Staff vehicles are often one of the largest expenses faced by firms. However, with more car sourcing options on offer than ever before, help is at hand for businesses keen to launch or improve their fleets. Mike Lloyd, managing director of car leasing firm CentralContracts.com, explains the pros and cons of the different options available to businesses.

There are a variety of different leasing methods available to businesses, all of which have several common benefits.

Through leasing rather than buying, firms are able to take advantage of low initial payments and the certainty that comes with pre-determined, fixed payment terms. This certainty affords businesses greater control with regards to both cash flow and budgeting, while at the same time giving their employees the flexibility to choose and change vehicles depending on their individual requirements.

Each of the four methods listed below come with slightly different conditions, benefits and limitations, so the most important thing is to choose a scheme which is the most suitable for your business, both now and in the future.

Lease purchase

This method allows firms to lease a vehicle with the view to owning it at the end of the contract. By doing so firms can gain special allowances and offset interest charges against tax, without having to fund the full cost of the vehicle immediately.

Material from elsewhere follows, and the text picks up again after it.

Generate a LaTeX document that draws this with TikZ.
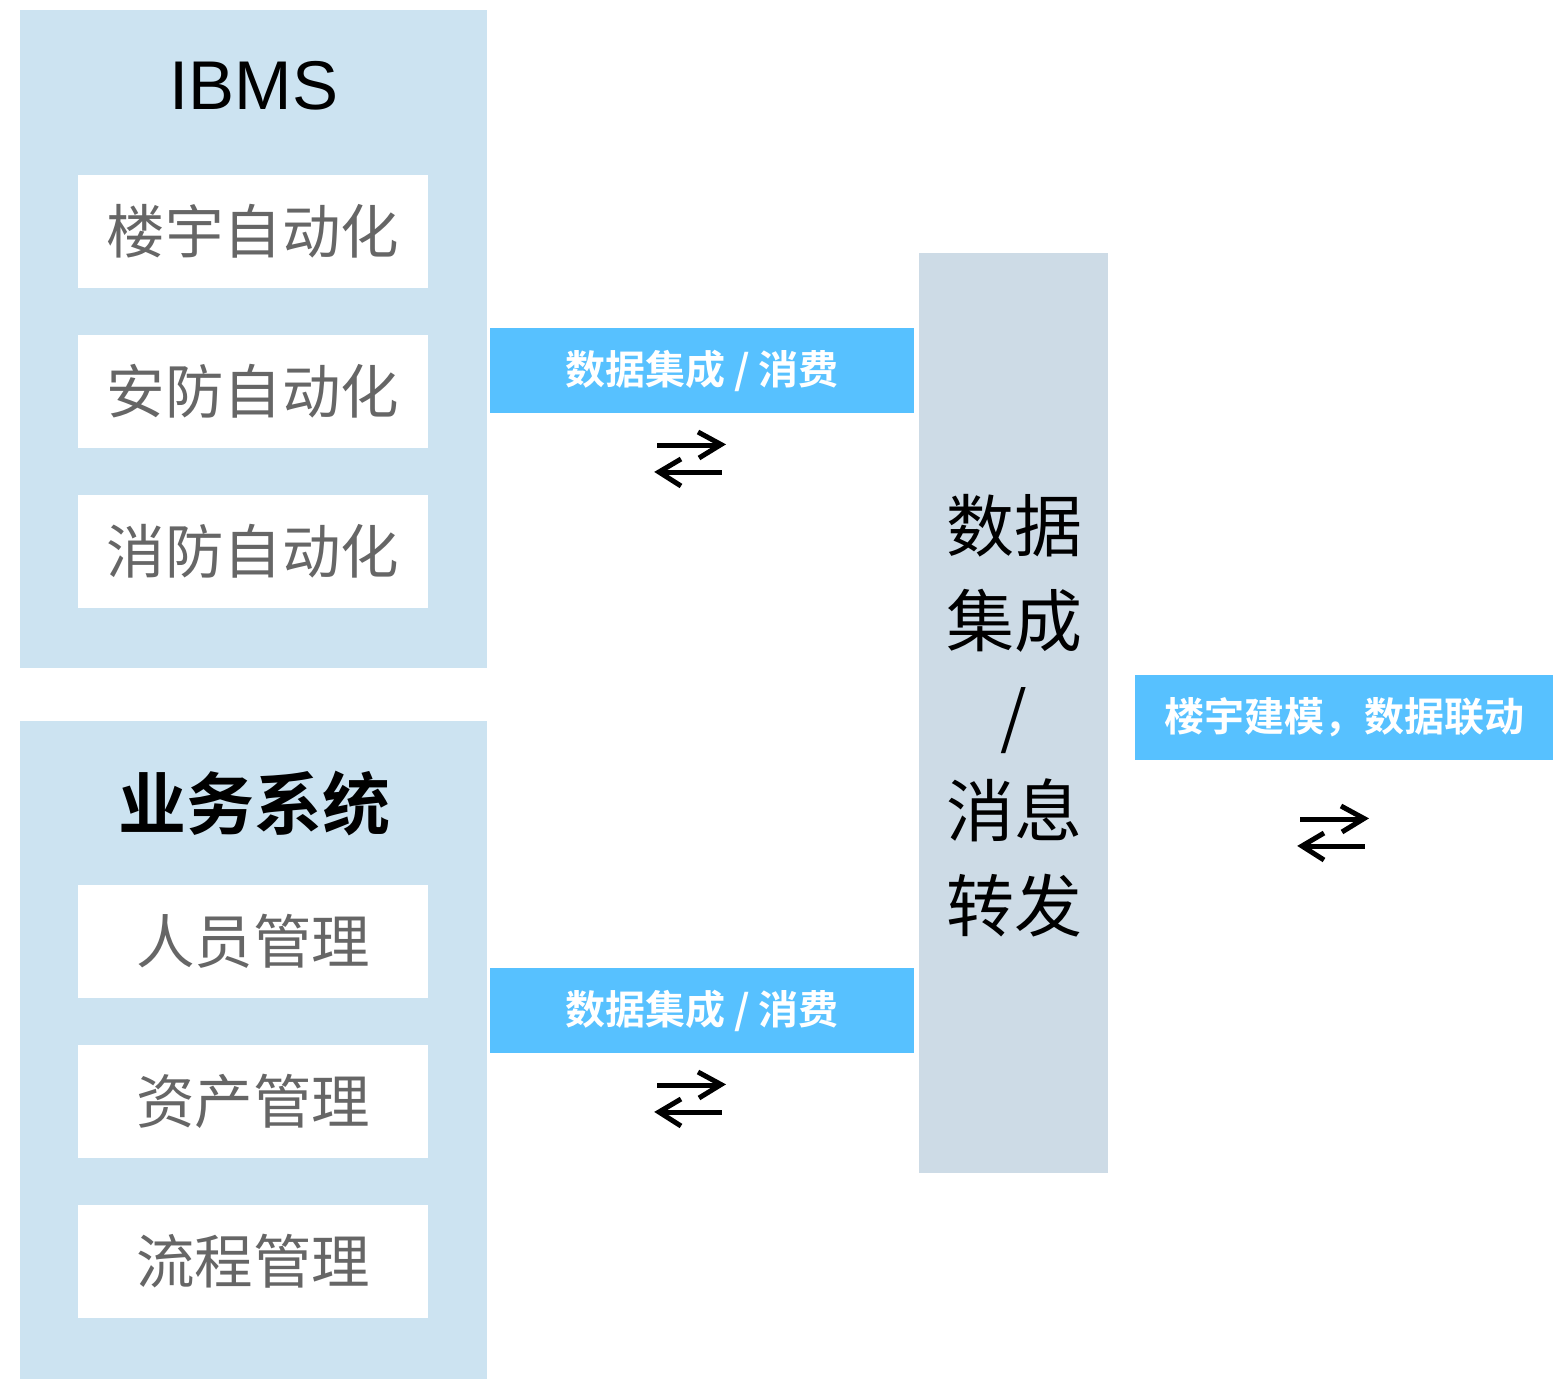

This is a popular option as because there is only a small initial outlay, businesses are able to improve their vehicles immediately while minimising the drain on their capital.

There is also the option to pay less each month and at the end of the lease make a larger 'balloon payment' which is set at a level to reflect the use and anticipated mileage undertaken during the agreement.

At the end of the deal firms can choose whether to pay the lump sum and keep the vehicle, or part exchanging it, using any remaining amount towards a deposit on a replacement vehicle.

Finance lease

With a finance lease you choose to pay either the entire cost of the vehicle, including interest charges, over an agreed lease period or opt to pay lower monthly rentals with a final payment based on the anticipated resale value of the vehicle.

The user is able to determine a fixed cost for the vehicle but also takes on the administration and operating risks including unexpected maintenance, repairs and losses in residual value.

At the conclusion of the contract firms can continue to operate the vehicle for a nominal fee, but will at no time take ownership of the asset.

Ownership of the vehicle remains with the leasing company for the duration of the contract, but the car does appear on your balance sheet with the capital element of the outstanding rentals representing a liability.

Some or all of the rental charge can be offset against taxable profits.

Contract hire

Contract hire is the most popular way of hiring a business vehicle with more than half of all new company cars registered each year funded this way. A vehicle is leased to a company for a set time and specified mileage, in return for an initial fee (usually three months rental) and a subsequent monthly charge. At the end of the contractual period, it is returned to the leasing company.

This type of hire removes many of the risks of vehicle ownership, including depreciation, servicing costs and eventual sale.

However, they could also miss out on any potential benefits of car ownership, for example, lower than anticipated maintenance costs or an unexpected upturn in the residual value of a particular vehicle.

As the vehicle is owned by the leasing company, a contract hire vehicle does not have to be shown as an asset on the balance sheet. Some or all of the rental charge can be offset against taxable profits.

Contract purchase

In this type of arrangement the company agrees to buy the vehicle via a series of monthly instalments, covering the cost of the vehicle and an added interest element. The monthly fee usually includes a charge for any additional services, such as maintenance. There is usually a final balloon payment, equal to the vehicle's residual value, after which legal ownership passes to the user.

Having gained legal ownership, the new owner can keep the vehicle, sell it on directly, or sell the car back to the finance company for a price agreed at the start of the contract.

Ownership of the vehicle for tax purposes passes to the user on the day the contract is signed, meaning that its cost can be written down on the balance sheet (by claiming capital allowances).

This method gives the users totally predictable motoring costs and cash flow, while keeping administration to a minimum. Also, because the vehicles are then owner by the business at the end of the contract they're able to increase the company's asset valuation.